Thursday, 10 October 2013

HTML5 key for publishers in the digital era

I'm working for a couple of years in the media & publishing world already. One thing that I noticed is the vast amount of effort publisher have to do to get their content into a digital format. Typically authoring tools like Microsoft Word and other desktop publishing suites are being used to create the content. This content is then transformed into formats like DocBook or proprietary formats to drive the print process.

Publishers are in the midst of creating e-book variants of these to provide a digital copy and some even repurpose their content into online databases and dropping the book concept as a container of content.
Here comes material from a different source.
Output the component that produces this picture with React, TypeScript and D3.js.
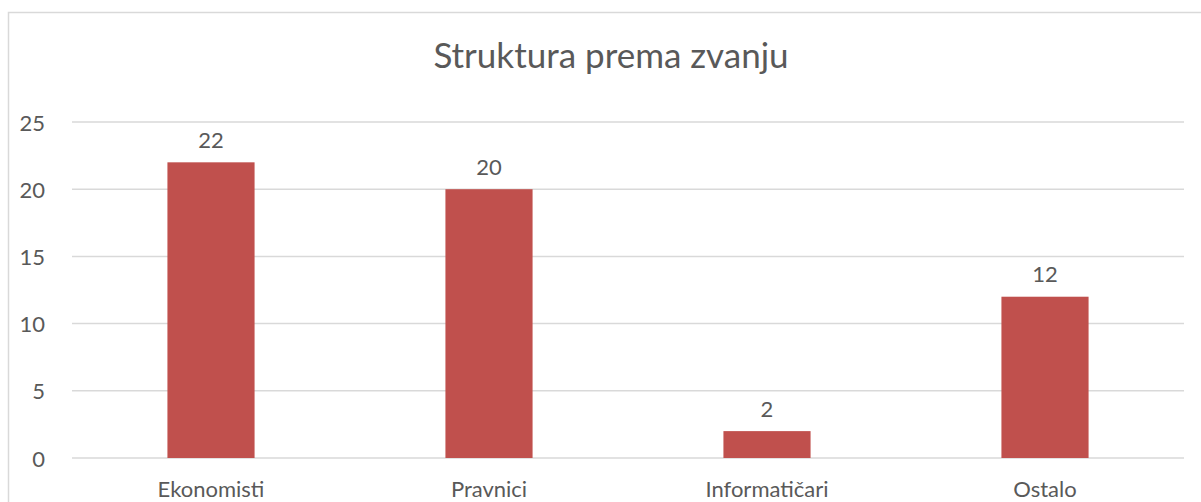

Its not uncommon that publishers still have their authoring & editorial infrastructure from the print era and on top of that they added a layer to produce the digital counterparts. This way publisher got into the digital world fairly easily without too much investments. Drawback is of course that they aren't really working in a "digital first" manner resulting in a catch up game in the rapid changing digital world. Even if they do tend to write for the web, they still have the tools from before.

Forget about print?

If a publisher would stop thinking about print, I'm sure they would have a totally different technology stack to publish for the web and other digital products. However most publishers still rely on a great deal of revenue in their print products. And besides, their are still a lot of cases where a good printed book is preferable.

Focus on digital 

So what if publishers could focus on digital publishing but still support the printed books as well? I strongly believe that today's technology allows us to do so. key technologies are HTML5 and CSS3 which publishers can use for both the authoring as the publishing processes. Imagine the possibilities of using one set of languages for both worlds, especially formats that are used all over in our digital world. Just to name a few:

  • Authors would be able to edit their content right inside their browsers using HTML5 editors (like raptor editor) that could be part of an authoring platform. This way they can connect far better than with the Word and email tools they use today.
  • Author round tripping would be way simpler, no more conversion back and forth from the author's format (e.g. MS Word) to the internal publishers format e.g. DocBook. 
  • Direct visual feedback for authors as the content they provide can immediately be presented in a layout that closely resembles the printed end result. Especially with the upcomming CSS extensions around paged media 
  • Whenever a piece of content is accessed by anyone of the publisher they can immediately visualize it in their browser, no more xml codes for editorial staff. This is especially true seeing most of today's applications are web based. 
  • No special tools for proofing and previewing the content as intermediate results don't need to go via special rendering systems.
  • ...

Can it be done?

The big question is of course, is HTML5 rich enough to convey all semantic meanings required for print publishing? I do believe so, in fact, Sanders Kleinfeld at O'Reilly believes it as well seeing his open spec called HTMLBook which he described in his recent article

Sanders also presented his view of "The Case for Authoring and Producing Books in (X)HTML5" at Balisage: The Markup Conference in 2013

So, if you're a publisher, grab some of your books and express them in the HTML5 syntax. See how far you will get and reap the benefits of thousands of surrounding web technologies.